It’s gotta be tough being a kid in middle school. You want to be uniquely you, yet you don’t want be different and excluded. I see middle schoolers walking the tightrope of expressing themselves (pursuing their particular interests and talents) while simultaneously wanting to conform (looking more or less like everyone else).
The apostle Paul tells middle schoolers and adults, little kids and senior citizens: “Do not conform” – at least not to the pattern of this world. This quote from Romans 12 is part of the class verse the 8th graders at Rock Valley Christian School chose for their graduation. When I had the privilege to give the graduation address last week, I reminded everyone of the definition of the word conform: to behave in accordance with socially accepted standards.
Sometimes socially accepted standards stink.
Yes, there are many beautiful things and places and ideas throughout our culture, and I seek them out and recognize God’s grace in them. But there is also darkness and rebellion in the world. It comes in many forms: lipping off at your parents or yelling at your kids, cheating on a test or making a substandard product at work, being judgmental of someone, uttering a racist slur, violent computer games, filthy language, pornography, gossip, even gambling (with new opportunities to do so in the news lately). Don’t conform to this kind of garbage, Paul urges.

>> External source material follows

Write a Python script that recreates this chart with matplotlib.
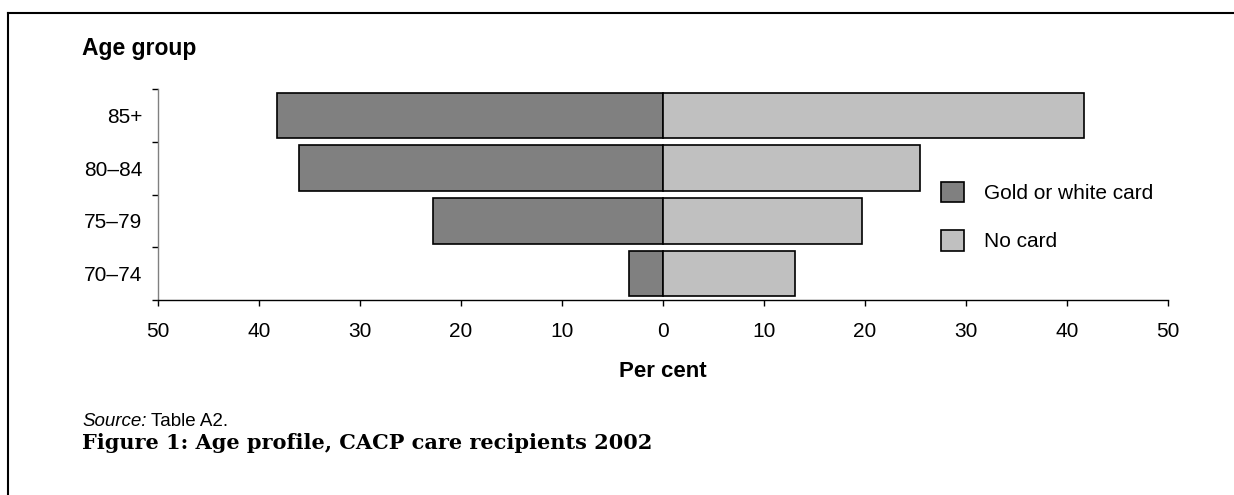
import numpy as np
import matplotlib.pyplot as plt
from matplotlib.lines import Line2D

plt.rcParams['font.family'] = ['Liberation Sans', 'DejaVu Sans']

# data (bottom to top)
ages = ['70–74', '75–79', '80–84', '85+']
gold_card = [3.4, 22.8, 36.0, 38.2]
no_card = [13.1, 19.7, 25.4, 41.7]
ticks = [-50, -40, -30, -20, -10, 0, 10, 20, 30, 40, 50]
tick_labels = [str(abs(t)) for t in ticks]

W, H = 1234, 495
fig = plt.figure(figsize=(W / 100, H / 100), dpi=100)
# axes placed in pixels: left 158, right 1168, top 89, bottom 300
ax = fig.add_axes([158 / W, 1 - 300 / H, (1168 - 158) / W, (300 - 89) / H])

y = np.arange(len(ages))
ax.barh(y, [-v for v in gold_card], height=0.86, color='#808080',
        edgecolor='black', linewidth=1.2, label='Gold or white card')
ax.barh(y, no_card, height=0.86, color='#c0c0c0',
        edgecolor='black', linewidth=1.2, label='No card')

ax.set_xlim(-50, 50)
ax.set_ylim(-0.5, 3.5)
ax.set_xticks(ticks)
ax.set_xticklabels(tick_labels, fontsize=15)
ax.set_yticks(y)
ax.set_yticklabels(ages, fontsize=15)
ax.set_yticks(np.arange(-0.5, 4, 1), minor=True)
ax.tick_params(axis='y', which='major', length=0, pad=11.5)
ax.tick_params(axis='y', which='minor', length=4, width=1, direction='out')
ax.tick_params(axis='x', length=4, width=1, pad=12)
ax.spines['top'].set_visible(False)
ax.spines['right'].set_visible(False)
ax.spines['left'].set_color('#808080')
ax.spines['left'].set_linewidth(1)
ax.spines['bottom'].set_linewidth(1)

ax.set_xlabel('Per cent', fontsize=16, fontweight='bold', labelpad=14)

leg = ax.legend(loc='upper left', bbox_to_anchor=(941 / W, 1 - 182 / H),
                bbox_transform=fig.transFigure, frameon=False, fontsize=15,
                handlelength=1.1, handleheight=1.12, handletextpad=0.95,
                labelspacing=1.3, borderpad=0, borderaxespad=0)

fig.text(82 / W, 1 - 48 / H, 'Age group', fontsize=16.5, fontweight='bold',
         va='center', ha='left')
src = fig.text(82 / W, 1 - 422 / H, 'Source:', fontsize=13.5, style='italic',
               va='center', ha='left')
ax.annotate('Table A2.', xy=(1, 0.5), xycoords=src, xytext=(3, 0),
            textcoords='offset points', fontsize=13.5, va='center', ha='left',
            annotation_clip=False)
fig.text(82 / W, 1 - 443 / H, 'Figure 1: Age profile, CACP care recipients 2002',
         fontsize=15, fontweight='bold', family=['DejaVu Serif'],
         va='center', ha='left')

# outer frame (left and top edges)
fig.add_artist(Line2D([8 / W, 8 / W], [0, 1 - 13 / H], color='black', lw=1.5,
                      transform=fig.transFigure))
fig.add_artist(Line2D([8 / W, 1], [1 - 13 / H, 1 - 13 / H], color='black', lw=1.5,
                      transform=fig.transFigure))

fig.savefig('out.png', dpi=100)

Instead of conforming, Paul invites me to be transformed. And this is critical for me to hear: Paul is not telling me that I have to transform myself; he is inviting me to be transformed –something Jesus does for and in me and you.
Author Marva Dawn in one of her books describes a little boy trying to pry open flower buds. With blossom after blossom falling apart in his hands, he asks his mom, “Why does the bud fall apart when I try to open it, but when God opens it the flower is beautiful?” His mom wisely answers: “When God opens it, he opens it from the inside.”
Through his Holy Spirit, God is working within me, changing me, making me a new creation in Christ. Yes, I can resist it. I can choose to conform more to the dark and rebellious patterns of the world than allow the holy and gracious God to transform me. I can insist on having my way. Or I can let God have his way in me which will be far more meaningful and filled with vitality.
The invitation is for you, too: God wants to transform all of us into the beautiful creatures God created us to be. We’ll discover that’s the best kind of unique anyone can be.